In taking on that challenge, the new president had neither Lincoln's towering stature nor his shrewd political savvy, and he soon ran afoul of the so-called Radical Republicans in Congress, who advocated much more severe measures in dealing with the conquered states.
As early as 1866, when Johnson vetoed a Civil Rights bill that would have given full citizenship and the vote to the recently freed slaves while denying that right to many Southern whites, his Republican foes began to look for a way to impeach him.
Under the law of succession at the time, if Johnson were removed from office, the next president would have been one of the Radical Republicans: Ben Wade of Ohio, the president pro tempore of the Senate. In other words, the mve to drive Johnson from the White House was a classic political power play.
In 1867, Congress passed the Tenure of Office Act, which gave the Senate the right to approve or reject the dismissal of all presidential appointees. In drafting that law, the Radical Republicans set a trap for Johnson - and he soon fell into it.
To challenge the Tenure of Office Act, which he regarded as blatantly unconstitutional, Johnson fired his Secretary of War, Edwin Stanton, who was closely allied to the Radical Republicans. But instead of initiating a Supreme Court case on the question, which had been his intention, Johnson gave the Radical Republicans the ammunition they needed to launch impeachment proceedings against him.
In March 1868, Johnson became the first president to be impeached. The vote in the House was 126 to 47, and with that the battleground shifted to Johnson's trial in the Senate.
At the time there were 42 Republicans in the Senate and only 12 Democrats. If the vote had been strictly along party lines (as had been the case in the House), there would have been more than enough to meet the two-thirds majority needed to convict the president. But when push came to shove, seven Republicans joined with the Democrats, and Johnson was acquitted by the perilous margin of one vote.
It was later disclosed that just enough Republicans had secretly pledged to vote for acquittal because they believed that to remove a president over what were essentially policy disagreements and political power moves would set a dangerous precedent for the future.
The impeachment proceedings against Richard Nixon also took place against the background of a controversial war that deeply divided the American people - the conflict in Vietnam.
When Nixon became president in 1969, the escalating war in Vietnam had been raging for nearly a decade, and by then it had become so unpopular that angry antiwar demonstrations had become a frequent occurrence on American streets and campuses.
Those protests, in fact, helped to persuade President Lyndon Johnson that he had lost his mandate, and his decision not to seek a second term in the White House was a key factor in Nixon's election in 1968.

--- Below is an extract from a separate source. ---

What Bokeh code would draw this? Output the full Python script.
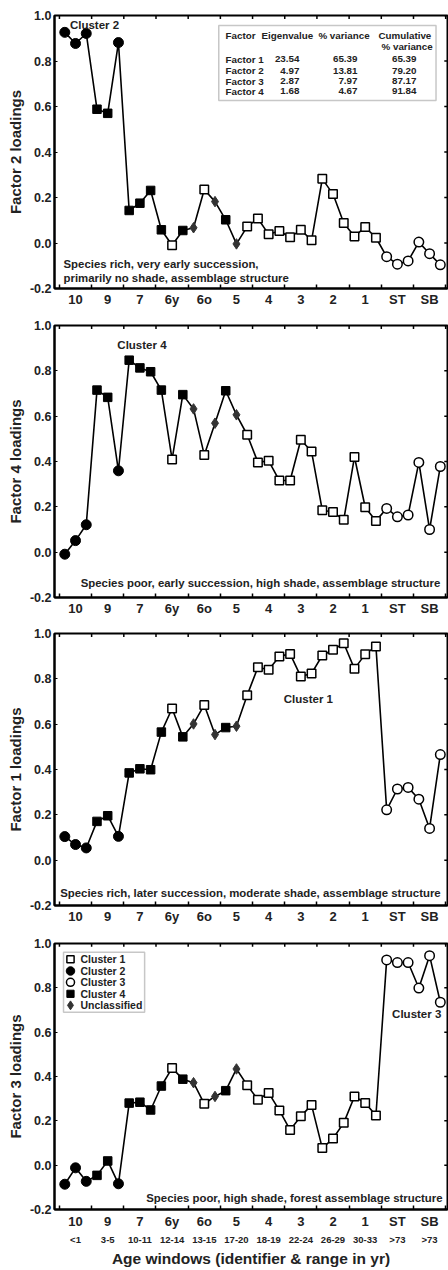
from bokeh.plotting import figure
from bokeh.models import (FixedTicker, LinearAxis, Range1d, Label, BoxAnnotation,
                          NumeralTickFormatter, ColumnDataSource)
from bokeh.layouts import column
from bokeh.embed import file_html
from bokeh.resources import INLINE

# ---------------- data ----------------
categories = ["10", "9", "7", "6y", "6o", "5", "4", "3", "2", "1", "ST", "SB"]
age_ranges = ["<1", "3-5", "10-11", "12-14", "13-15", "17-20", "18-19", "22-24",
              "26-29", "30-33", ">73", ">73"]
sites_per_window = 3

cluster = ["C2", "C2", "C2", "C4", "C4", "C2", "C4", "C4", "C4", "C4", "C1", "C4",
           "U", "C1", "U", "C4", "U",
           "C1", "C1", "C1", "C1", "C1", "C1", "C1", "C1", "C1", "C1", "C1", "C1", "C1",
           "C3", "C3", "C3", "C3", "C3", "C3"]

factor2 = [0.926, 0.877, 0.921, 0.588, 0.570, 0.881, 0.143, 0.175, 0.231, 0.058,
           -0.010, 0.055, 0.067, 0.235, 0.182, 0.102, -0.004, 0.072, 0.108, 0.038,
           0.053, 0.025, 0.058, 0.012, 0.282, 0.215, 0.088, 0.029, 0.070, 0.023,
           -0.060, -0.093, -0.079, 0.004, -0.047, -0.096]
factor4 = [-0.009, 0.051, 0.121, 0.715, 0.683, 0.359, 0.847, 0.813, 0.796, 0.715,
           0.409, 0.695, 0.632, 0.429, 0.569, 0.712, 0.606, 0.518, 0.396, 0.403,
           0.316, 0.316, 0.496, 0.444, 0.185, 0.177, 0.143, 0.420, 0.198, 0.138,
           0.193, 0.156, 0.164, 0.396, 0.100, 0.378]
factor1 = [0.104, 0.069, 0.054, 0.171, 0.196, 0.105, 0.385, 0.403, 0.399, 0.565,
           0.669, 0.544, 0.601, 0.685, 0.554, 0.585, 0.591, 0.728, 0.851, 0.840,
           0.899, 0.910, 0.810, 0.824, 0.903, 0.928, 0.957, 0.844, 0.909, 0.943,
           0.222, 0.314, 0.321, 0.269, 0.140, 0.466]
factor3 = [-0.086, -0.012, -0.073, -0.046, 0.019, -0.084, 0.280, 0.284, 0.249, 0.357,
           0.438, 0.388, 0.372, 0.277, 0.310, 0.336, 0.434, 0.361, 0.295, 0.326,
           0.247, 0.159, 0.221, 0.271, 0.077, 0.120, 0.191, 0.310, 0.281, 0.224,
           0.926, 0.914, 0.914, 0.799, 0.945, 0.735]

table_factors = ["Factor 1", "Factor 2", "Factor 3", "Factor 4"]
table_eigen = ["23.54", "4.97", "2.87", "1.68"]
table_pct = ["65.39", "13.81", "7.97", "4.67"]
table_cum = ["65.39", "79.20", "87.17", "91.84"]

y_ticks = [-0.2, 0.0, 0.2, 0.4, 0.6, 0.8, 1.0]

cluster_order = ["C1", "C2", "C3", "C4", "U"]
cluster_names = {"C1": "Cluster 1", "C2": "Cluster 2", "C3": "Cluster 3",
                 "C4": "Cluster 4", "U": "Unclassified"}
cluster_style = {
    "C1": dict(marker="square", fill_color="white", line_color="black", size=8.5, line_width=1.5),
    "C2": dict(marker="circle", fill_color="black", line_color="black", size=10, line_width=1),
    "C3": dict(marker="circle", fill_color="white", line_color="black", size=9.5, line_width=1.5),
    "C4": dict(marker="square", fill_color="black", line_color="black", size=8.5, line_width=1),
    "U": dict(marker="diamond", fill_color="#333333", line_color="#333333", size=10.5, line_width=1),
}

FONT = "Liberation Sans"
TXT = "#222222"
X0, X1 = -0.96, 35.67

n_sites = len(cluster)
site = list(range(n_sites))
centers = [sites_per_window * k + 1 for k in range(len(categories))]
bounds = [sites_per_window * k - 0.5 for k in range(len(categories) + 1)]


def lab(p, x, y, text, size="11px", align="left", baseline="middle", color=TXT):
    p.add_layout(Label(x=x, y=y, text=text, text_font=FONT, text_font_size=size,
                       text_font_style="bold", text_color=color, text_align=align,
                       text_baseline=baseline))


def make_panel(values, ylabel, top_b, frame_h, bot_b, last=False):
    p = figure(width=448, height=top_b + frame_h + bot_b, output_backend="svg",
               toolbar_location=None,
               x_range=Range1d(X0, X1), y_range=Range1d(-0.2, 1.0),
               min_border_left=54, min_border_right=1, min_border_top=top_b,
               min_border_bottom=bot_b)
    p.grid.visible = False
    p.outline_line_color = "black"
    p.outline_line_width = 2
    p.background_fill_color = "white"
    p.border_fill_color = "white"

    # bottom axis: categories
    xa = p.xaxis[0]
    xa.ticker = FixedTicker(ticks=centers, minor_ticks=bounds)
    xa.major_label_overrides = {c: lbl for c, lbl in zip(centers, categories)}
    xa.major_tick_in = 0
    xa.major_tick_out = 0
    xa.minor_tick_in = 4
    xa.minor_tick_out = 0
    xa.minor_tick_line_width = 1.5
    xa.axis_line_width = 2
    xa.major_label_standoff = 4 if last else 3
    xa.major_label_text_font = FONT
    xa.major_label_text_font_style = "bold"
    xa.major_label_text_font_size = "13px"
    xa.major_label_text_color = TXT

    ya = p.yaxis[0]
    ya.ticker = FixedTicker(ticks=y_ticks)
    ya.formatter = NumeralTickFormatter(format="0.0")
    ya.major_tick_in = 3
    ya.major_tick_out = 0
    ya.minor_tick_line_color = None
    ya.axis_line_width = 2
    ya.major_label_standoff = 3
    ya.major_label_text_font = FONT
    ya.major_label_text_font_style = "bold"
    ya.major_label_text_font_size = "12.5px"
    ya.major_label_text_color = TXT
    ya.axis_label = ylabel
    ya.axis_label_text_font = FONT
    ya.axis_label_text_font_style = "bold"
    ya.axis_label_text_font_size = "15px"
    ya.axis_label_text_color = TXT
    ya.axis_label_standoff = 3

    # inward ticks on the top and right frame edges
    p.segment(x0=bounds, x1=bounds, y0=[1.0] * len(bounds), y1=[0.985] * len(bounds),
              line_color="black", line_width=1.5)
    p.segment(x0=[X1] * len(y_ticks), x1=[X1 - 0.3] * len(y_ticks), y0=y_ticks, y1=y_ticks,
              line_color="black", line_width=1.5)

    if last:
        sub = LinearAxis(ticker=FixedTicker(ticks=centers),
                         major_label_overrides={c: r for c, r in zip(centers, age_ranges)},
                         major_tick_in=0, major_tick_out=0, axis_line_color=None,
                         minor_tick_line_color=None,
                         major_label_standoff=2,
                         major_label_text_font=FONT, major_label_text_font_style="bold",
                         major_label_text_font_size="9.5px", major_label_text_color=TXT,
                         axis_label="Age windows (identifier & range in yr)",
                         axis_label_text_font=FONT, axis_label_text_font_style="bold",
                         axis_label_text_font_size="15.5px", axis_label_text_color=TXT,
                         axis_label_standoff=2)
        p.add_layout(sub, "below")

    p.line(site, values, line_color="black", line_width=1.6)
    for c in cluster_order:
        idx = [i for i in site if cluster[i] == c]
        src = ColumnDataSource(dict(x=[site[i] for i in idx], y=[values[i] for i in idx]))
        p.scatter("x", "y", source=src, **cluster_style[c])
    return p


p1 = make_panel(factor2, "Factor 2 loadings", 15, 273, 30)
p2 = make_panel(factor4, "Factor 4 loadings", 7, 272, 29)
p3 = make_panel(factor1, "Factor 1 loadings", 7, 272, 30)
p4 = make_panel(factor3, "Factor 3 loadings", 8, 271, 55, last=True)

BODY = "11.4px"
CL = "11.5px"
# ---- panel 1 annotations ----
lab(p1, 2.77, 0.96, "Cluster 2", size=CL, align="center")
lab(p1, -0.12, -0.094, "Species rich, very early succession,", size=BODY)
lab(p1, -0.12, -0.152, "primarily no shade, assemblage structure", size=BODY)
p1.add_layout(BoxAnnotation(left=14.35, right=34.6, top=0.956, bottom=0.626,
                            fill_color="white", fill_alpha=1, line_color="#444444",
                            line_width=1.5, level="underlay"))
TS = "9.8px"
lab(p1, 14.98, 0.912, "Factor", size=TS)
lab(p1, 18.33, 0.912, "Eigenvalue", size=TS)
lab(p1, 23.64, 0.912, "% variance", size=TS)
lab(p1, 29.24, 0.912, "Cumulative", size=TS)
lab(p1, 29.52, 0.864, "% variance", size=TS)
row_y = [0.807, 0.758, 0.710, 0.666]
for fy, f, e, pc, cu in zip(row_y, table_factors, table_eigen, table_pct, table_cum):
    lab(p1, 14.98, fy, f, size=TS)
    lab(p1, 21.87, fy, e, size=TS, align="right")
    lab(p1, 27.28, fy, pc, size=TS, align="right")
    lab(p1, 32.78, fy, cu, size=TS, align="right")

# ---- panel 2 ----
lab(p2, 7.19, 0.916, "Cluster 4", size=CL, align="center")
lab(p2, 18.24, -0.138, "Species poor, early succession, high shade, assemblage structure",
    size=BODY, align="center")

# ---- panel 3 ----
lab(p3, 22.7, 0.713, "Cluster 1", size=CL, align="center")
lab(p3, 17.3, -0.147, "Species rich, later succession, moderate shade, assemblage structure",
    size=BODY, align="center")

# ---- panel 4 ----
lab(p4, 32.8, 0.681, "Cluster 3", size=CL, align="center")
lab(p4, 21.4, -0.147, "Species poor, high shade, forest assemblage structure",
    size=BODY, align="center")

# key box (legend) in panel 4
p4.add_layout(BoxAnnotation(left=-0.12, right=7.44, top=0.960, bottom=0.690,
                            fill_color="white", fill_alpha=1, line_color="#444444",
                            line_width=1.5, level="underlay"))
key_rows = [0.929, 0.876, 0.825, 0.773, 0.721]
for ky, c in zip(key_rows, cluster_order):
    st = dict(cluster_style[c])
    st["size"] = st["size"] * 0.85
    p4.scatter([0.53], [ky], **st)
    lab(p4, 1.46, ky, cluster_names[c], size="10.5px")

layout = column(p1, p2, p3, p4, spacing=0)
open("out.html", "w").write(file_html(layout, INLINE))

But when the new president failed in his efforts to bring a speedy end to the U.S. mission in Vietnam, the antiwar movement turned its fury on him, and it wasn't long before Nixon felt besieged by all the turmoil the continuing war provoked across the country.
In response to the rising tide of protest, the White House launched a counter-campaign against its critics. One of Nixon's prime targets was the national media, which he blamed for fomenting the antiwar fervor that was now threatening to engulf his presidency just as it earlier had engulfed Johnson's.
A critical moment occurred in June 1971 when the Pentagon Papers - classified documents tracing the step-by-step decisions that led America into the Vietnam quagmire - were leaked to the New York Times.
Nixn and his top deputies were furious, and in reaction to the publication of the Pentagon Papers, the president approved the formation of a Special Investigations Unit. Its mission was to prevent and plug leaks that might be damaging to the White House.
The members of this task force were the infamous "Plumbers" who, in time, would go on to burglarize Democratic campaign offices in Washington and commit other crimes that fell under the rubric of Watergate. And when Nixon made the fateful decision to take part in the cover-up of these crimes, he put his presidency squarely on the road to destruction.
The articles of impeachment against him were drafted in late July 1974, and a few days later a delegation of Republican leaders on Capitol Hill visited the White House. There, in somber tones, they managed to persuade Nixon that he not only would be impeached on the House floor but that he faced certain conviction in the Senate trial that would follow the House action.
So, rather than go through that ordeal, he became the first president in American history to resign from office.
Thus, for both Andrew Johnson and Richard Nixon, impeachment was driven by the winds of terrible wars, and by the disruptive social and political consequences of those wars.
The move to impeach Clinton, by way of contrast, comes at a time when the nation is at peace and enjoying the fruits of a robust prosperity, an economic boom that, in strength and duration, is unparalleled in American history.
Perhaps that is why a solid majority of Americans continue to give his presidency a high approval rating, and to reiterate, over and over again, that they want Clinton to remain in office until his second term comes to its formal conclusion on January 20th, 2001.